In dodici ore sfilano ottanta mila penne nere. Chi viene da fuori gira per la città piantina alla mano per trovare il numero corrispondente alla propria zona di ammassamento. E poco importa se c'è da attendere qualche ora prima del proprio turno. “Già qui fuori solo a sentire la fanfara te ven el grop ala gola. Quando verrà il nostro turno sarà un'emozione fortissima”, racconta Mauro Boller, 65 anni, della sezione di Vattaro. Sfilerà per la prima volta a Trento dato che nel '87, “aveven fat baraca la sera prima e non eravamo riusciti a sfilare. Sono orgoglioso di essere alpino, il problema è che oggi manca il ricambio generazionale”. Anche Marco Marini, 64 anni della sezione di Malosco e Dario Holzknecht, 73, di quella di Fondo, attendono con pazienza la sfilata con il loro cappello di feltro in testa. Ricordano le fatiche della naja ma anche il suo valore formativo. “Oggi quello che manca nei giovani – dicono – è il rispetto verso gli altri, verso l'autorità”.
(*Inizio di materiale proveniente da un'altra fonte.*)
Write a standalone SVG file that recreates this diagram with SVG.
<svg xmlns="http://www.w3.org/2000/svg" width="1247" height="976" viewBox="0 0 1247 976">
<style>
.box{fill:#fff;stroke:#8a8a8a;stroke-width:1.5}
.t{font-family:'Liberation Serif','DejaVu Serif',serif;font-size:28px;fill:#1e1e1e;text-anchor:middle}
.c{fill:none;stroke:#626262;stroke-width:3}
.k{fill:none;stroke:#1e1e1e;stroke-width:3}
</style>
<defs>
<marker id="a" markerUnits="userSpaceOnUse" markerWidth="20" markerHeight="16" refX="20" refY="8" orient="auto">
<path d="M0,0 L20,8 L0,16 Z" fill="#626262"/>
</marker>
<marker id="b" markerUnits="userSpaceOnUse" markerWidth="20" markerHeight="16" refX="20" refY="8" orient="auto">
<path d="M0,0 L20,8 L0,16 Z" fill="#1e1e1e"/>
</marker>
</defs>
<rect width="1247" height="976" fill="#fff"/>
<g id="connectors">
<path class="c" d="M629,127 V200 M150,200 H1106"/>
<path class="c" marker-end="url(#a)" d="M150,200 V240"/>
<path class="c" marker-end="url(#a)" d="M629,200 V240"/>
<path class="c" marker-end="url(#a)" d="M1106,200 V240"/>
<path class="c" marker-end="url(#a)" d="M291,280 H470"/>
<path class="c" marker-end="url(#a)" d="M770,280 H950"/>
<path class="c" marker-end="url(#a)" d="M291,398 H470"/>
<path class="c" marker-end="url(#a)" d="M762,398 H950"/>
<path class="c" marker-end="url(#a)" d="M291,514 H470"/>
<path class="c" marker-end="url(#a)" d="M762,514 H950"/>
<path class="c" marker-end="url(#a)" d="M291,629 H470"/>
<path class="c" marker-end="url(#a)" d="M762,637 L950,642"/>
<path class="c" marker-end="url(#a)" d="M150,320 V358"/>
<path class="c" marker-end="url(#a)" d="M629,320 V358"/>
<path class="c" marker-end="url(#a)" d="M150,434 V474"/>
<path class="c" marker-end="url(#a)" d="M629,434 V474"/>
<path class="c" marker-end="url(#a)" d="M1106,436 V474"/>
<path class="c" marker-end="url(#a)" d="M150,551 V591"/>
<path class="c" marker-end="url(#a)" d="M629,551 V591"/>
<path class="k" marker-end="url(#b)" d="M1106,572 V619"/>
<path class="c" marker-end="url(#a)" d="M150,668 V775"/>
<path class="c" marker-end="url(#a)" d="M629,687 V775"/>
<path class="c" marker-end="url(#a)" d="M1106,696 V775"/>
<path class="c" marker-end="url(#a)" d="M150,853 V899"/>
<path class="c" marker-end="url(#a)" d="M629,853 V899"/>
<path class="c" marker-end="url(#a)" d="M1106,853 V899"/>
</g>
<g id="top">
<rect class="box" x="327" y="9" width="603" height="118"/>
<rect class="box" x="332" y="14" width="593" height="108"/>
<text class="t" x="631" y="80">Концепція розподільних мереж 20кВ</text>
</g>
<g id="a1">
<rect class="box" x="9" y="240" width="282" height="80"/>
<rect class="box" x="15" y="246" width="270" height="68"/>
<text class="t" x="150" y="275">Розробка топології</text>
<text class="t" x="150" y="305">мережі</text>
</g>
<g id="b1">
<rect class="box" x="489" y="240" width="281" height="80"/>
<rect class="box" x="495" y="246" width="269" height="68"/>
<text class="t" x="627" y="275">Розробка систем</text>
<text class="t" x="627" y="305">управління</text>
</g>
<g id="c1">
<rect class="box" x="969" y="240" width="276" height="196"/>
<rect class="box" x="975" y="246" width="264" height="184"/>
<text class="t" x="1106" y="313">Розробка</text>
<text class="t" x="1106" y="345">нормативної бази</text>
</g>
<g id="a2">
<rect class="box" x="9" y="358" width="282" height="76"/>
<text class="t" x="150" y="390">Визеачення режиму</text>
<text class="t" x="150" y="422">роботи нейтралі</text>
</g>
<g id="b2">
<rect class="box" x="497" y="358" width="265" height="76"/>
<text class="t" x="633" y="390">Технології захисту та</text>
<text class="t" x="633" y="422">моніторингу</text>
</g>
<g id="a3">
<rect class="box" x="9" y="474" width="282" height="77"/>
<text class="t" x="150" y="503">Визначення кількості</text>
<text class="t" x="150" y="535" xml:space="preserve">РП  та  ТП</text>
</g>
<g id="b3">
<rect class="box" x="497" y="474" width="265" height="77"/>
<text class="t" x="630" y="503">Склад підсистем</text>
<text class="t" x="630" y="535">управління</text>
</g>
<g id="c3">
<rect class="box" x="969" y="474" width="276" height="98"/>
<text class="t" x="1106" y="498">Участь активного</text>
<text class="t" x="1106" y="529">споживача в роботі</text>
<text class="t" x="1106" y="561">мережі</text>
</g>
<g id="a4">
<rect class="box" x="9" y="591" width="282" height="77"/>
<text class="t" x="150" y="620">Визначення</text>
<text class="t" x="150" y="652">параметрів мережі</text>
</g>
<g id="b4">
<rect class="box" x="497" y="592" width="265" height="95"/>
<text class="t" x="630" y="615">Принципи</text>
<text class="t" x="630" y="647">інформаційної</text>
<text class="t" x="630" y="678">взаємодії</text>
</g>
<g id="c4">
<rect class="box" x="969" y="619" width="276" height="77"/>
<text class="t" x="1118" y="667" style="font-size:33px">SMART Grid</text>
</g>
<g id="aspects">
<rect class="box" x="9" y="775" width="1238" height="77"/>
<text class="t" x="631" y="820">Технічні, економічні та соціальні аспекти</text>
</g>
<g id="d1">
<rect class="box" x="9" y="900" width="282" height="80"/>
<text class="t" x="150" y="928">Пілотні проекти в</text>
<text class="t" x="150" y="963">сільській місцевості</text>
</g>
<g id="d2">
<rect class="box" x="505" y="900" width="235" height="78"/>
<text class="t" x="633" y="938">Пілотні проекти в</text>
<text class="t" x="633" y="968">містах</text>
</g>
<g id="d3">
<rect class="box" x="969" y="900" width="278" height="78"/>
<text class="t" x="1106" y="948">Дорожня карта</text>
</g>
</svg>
Poco più lontano, su un terrazzino, un bimbo sventola il tricolore, guardando con curiosità le migliaia di penne che sfilano composte in strada. Qualcuno, un giorno, gli racconterà che cosa significa indossare con fierezza quel simbolo che viene dal passato, ma che parla al presente. Che parla di pace e non di guerra, di unità e non di divisione, di costruire ponti e non muri, di accogliere anziché respingere. Di sotto, intanto, risuona la grancassa e i fiati non si risparmiano. Gli alpini continuano a sfilare.